Given information:
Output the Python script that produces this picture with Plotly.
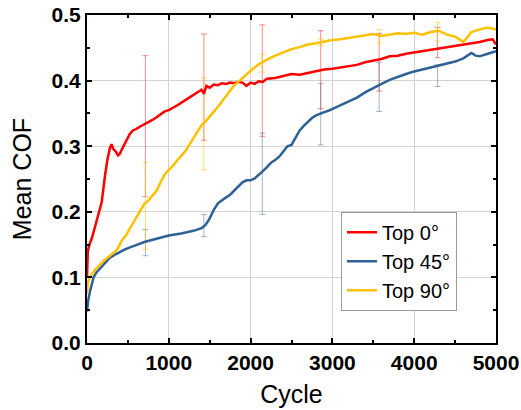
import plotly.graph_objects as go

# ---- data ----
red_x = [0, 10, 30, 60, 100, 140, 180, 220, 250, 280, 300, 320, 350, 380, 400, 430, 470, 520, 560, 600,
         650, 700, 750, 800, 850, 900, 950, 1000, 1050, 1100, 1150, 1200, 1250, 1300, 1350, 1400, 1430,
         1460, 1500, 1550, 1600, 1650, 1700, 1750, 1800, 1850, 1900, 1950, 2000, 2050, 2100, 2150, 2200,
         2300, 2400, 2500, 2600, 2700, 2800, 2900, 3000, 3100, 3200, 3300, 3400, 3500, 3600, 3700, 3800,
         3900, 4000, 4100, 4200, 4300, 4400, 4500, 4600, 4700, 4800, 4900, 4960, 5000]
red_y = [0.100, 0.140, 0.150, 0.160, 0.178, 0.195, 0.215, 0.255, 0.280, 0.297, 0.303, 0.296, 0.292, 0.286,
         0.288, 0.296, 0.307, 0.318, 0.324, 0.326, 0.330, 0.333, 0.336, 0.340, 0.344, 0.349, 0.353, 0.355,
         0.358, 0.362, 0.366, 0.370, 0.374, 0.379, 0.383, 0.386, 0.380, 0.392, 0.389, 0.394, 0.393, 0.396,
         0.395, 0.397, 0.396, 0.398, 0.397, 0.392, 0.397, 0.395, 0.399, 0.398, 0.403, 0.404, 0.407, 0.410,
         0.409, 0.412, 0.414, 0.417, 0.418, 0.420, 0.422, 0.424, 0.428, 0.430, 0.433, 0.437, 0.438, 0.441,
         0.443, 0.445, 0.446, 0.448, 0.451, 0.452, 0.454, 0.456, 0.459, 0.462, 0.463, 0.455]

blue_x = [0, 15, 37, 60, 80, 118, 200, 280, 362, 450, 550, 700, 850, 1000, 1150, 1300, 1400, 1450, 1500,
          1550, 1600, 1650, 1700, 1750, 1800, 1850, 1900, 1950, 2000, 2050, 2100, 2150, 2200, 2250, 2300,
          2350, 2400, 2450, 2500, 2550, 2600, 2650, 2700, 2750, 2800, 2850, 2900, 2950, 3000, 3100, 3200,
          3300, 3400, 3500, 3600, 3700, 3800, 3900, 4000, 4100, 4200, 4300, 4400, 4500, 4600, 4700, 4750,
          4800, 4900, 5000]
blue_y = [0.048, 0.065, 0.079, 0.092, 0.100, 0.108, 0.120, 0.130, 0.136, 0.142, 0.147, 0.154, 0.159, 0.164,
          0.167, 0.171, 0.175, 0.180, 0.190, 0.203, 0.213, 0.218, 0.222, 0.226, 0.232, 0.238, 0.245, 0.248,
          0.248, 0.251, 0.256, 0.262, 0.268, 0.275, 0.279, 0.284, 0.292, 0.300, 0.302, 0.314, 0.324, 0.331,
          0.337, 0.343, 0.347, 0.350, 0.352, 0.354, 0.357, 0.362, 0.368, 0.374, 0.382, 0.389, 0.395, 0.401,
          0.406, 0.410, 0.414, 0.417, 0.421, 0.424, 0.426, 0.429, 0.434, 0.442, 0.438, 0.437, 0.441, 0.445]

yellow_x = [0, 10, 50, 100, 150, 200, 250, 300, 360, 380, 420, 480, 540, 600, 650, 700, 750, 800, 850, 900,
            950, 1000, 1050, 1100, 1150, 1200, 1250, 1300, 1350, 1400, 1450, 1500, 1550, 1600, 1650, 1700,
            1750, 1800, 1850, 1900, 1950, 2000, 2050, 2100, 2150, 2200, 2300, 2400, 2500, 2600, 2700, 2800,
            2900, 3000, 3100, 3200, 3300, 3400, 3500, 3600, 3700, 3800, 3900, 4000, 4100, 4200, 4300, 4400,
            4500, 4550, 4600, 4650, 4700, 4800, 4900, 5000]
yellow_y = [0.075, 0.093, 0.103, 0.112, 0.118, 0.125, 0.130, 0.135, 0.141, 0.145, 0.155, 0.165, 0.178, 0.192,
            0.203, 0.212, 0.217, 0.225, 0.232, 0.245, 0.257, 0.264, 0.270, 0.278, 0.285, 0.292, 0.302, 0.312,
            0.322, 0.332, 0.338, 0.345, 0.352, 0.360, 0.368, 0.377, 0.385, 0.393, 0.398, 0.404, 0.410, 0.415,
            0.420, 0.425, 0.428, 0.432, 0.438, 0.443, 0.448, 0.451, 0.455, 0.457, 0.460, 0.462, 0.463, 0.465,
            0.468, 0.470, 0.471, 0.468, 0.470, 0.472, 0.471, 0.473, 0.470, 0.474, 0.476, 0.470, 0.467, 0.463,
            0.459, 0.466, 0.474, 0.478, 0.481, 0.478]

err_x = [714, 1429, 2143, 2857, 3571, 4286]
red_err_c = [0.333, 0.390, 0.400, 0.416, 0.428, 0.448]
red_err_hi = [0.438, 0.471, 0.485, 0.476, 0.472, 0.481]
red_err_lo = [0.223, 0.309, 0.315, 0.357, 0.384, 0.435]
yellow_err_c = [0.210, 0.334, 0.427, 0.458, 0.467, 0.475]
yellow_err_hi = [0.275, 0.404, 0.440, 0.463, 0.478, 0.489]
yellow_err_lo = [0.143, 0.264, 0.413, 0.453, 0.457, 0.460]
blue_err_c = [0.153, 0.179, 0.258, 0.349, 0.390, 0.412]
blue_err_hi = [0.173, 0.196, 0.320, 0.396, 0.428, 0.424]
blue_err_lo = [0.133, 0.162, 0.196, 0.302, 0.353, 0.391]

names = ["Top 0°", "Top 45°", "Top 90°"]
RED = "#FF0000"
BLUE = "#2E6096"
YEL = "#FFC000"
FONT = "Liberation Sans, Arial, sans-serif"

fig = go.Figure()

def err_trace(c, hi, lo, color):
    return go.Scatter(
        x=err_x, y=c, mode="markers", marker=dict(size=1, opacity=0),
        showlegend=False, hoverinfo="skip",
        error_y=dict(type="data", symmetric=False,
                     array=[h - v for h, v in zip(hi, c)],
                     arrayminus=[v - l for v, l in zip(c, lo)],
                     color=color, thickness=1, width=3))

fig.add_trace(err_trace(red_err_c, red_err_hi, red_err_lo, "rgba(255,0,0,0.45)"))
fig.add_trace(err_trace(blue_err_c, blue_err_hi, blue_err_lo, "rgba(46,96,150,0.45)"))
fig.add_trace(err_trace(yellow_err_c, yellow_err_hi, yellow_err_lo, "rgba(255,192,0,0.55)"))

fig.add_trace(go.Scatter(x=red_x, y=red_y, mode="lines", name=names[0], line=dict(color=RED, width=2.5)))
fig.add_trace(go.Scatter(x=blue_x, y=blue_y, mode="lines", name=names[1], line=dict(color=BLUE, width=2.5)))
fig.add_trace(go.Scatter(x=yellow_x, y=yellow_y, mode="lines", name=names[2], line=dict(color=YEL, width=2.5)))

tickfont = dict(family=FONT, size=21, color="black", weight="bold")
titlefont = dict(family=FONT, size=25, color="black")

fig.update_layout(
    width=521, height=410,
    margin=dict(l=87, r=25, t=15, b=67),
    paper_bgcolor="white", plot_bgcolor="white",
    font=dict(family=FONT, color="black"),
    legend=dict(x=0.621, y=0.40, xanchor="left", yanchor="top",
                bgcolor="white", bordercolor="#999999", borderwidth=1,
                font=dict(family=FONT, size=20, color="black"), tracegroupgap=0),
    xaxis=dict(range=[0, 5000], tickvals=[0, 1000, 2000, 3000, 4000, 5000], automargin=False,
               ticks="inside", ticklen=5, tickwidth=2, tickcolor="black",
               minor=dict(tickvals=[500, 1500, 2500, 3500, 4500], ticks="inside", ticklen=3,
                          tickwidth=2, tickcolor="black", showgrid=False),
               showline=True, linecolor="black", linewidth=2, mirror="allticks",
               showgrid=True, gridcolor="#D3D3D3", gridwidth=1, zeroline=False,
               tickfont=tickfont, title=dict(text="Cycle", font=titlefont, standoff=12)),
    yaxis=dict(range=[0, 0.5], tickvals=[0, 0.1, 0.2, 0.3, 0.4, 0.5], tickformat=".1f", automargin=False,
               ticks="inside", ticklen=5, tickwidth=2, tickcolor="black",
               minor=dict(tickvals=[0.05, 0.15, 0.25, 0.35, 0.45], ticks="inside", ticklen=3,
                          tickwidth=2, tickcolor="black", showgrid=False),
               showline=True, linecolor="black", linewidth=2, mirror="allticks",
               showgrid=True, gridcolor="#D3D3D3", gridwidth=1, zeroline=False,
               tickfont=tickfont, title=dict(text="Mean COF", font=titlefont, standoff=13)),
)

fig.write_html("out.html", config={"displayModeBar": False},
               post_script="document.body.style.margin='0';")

Aim:
Go from the first line of the listing to the line holding "import plotly.graph_objects as go" and, please, transcribe those lines exactly, both included, with no pictures.

Full output:
Output the Python script that produces this picture with Plotly.
import plotly.graph_objects as go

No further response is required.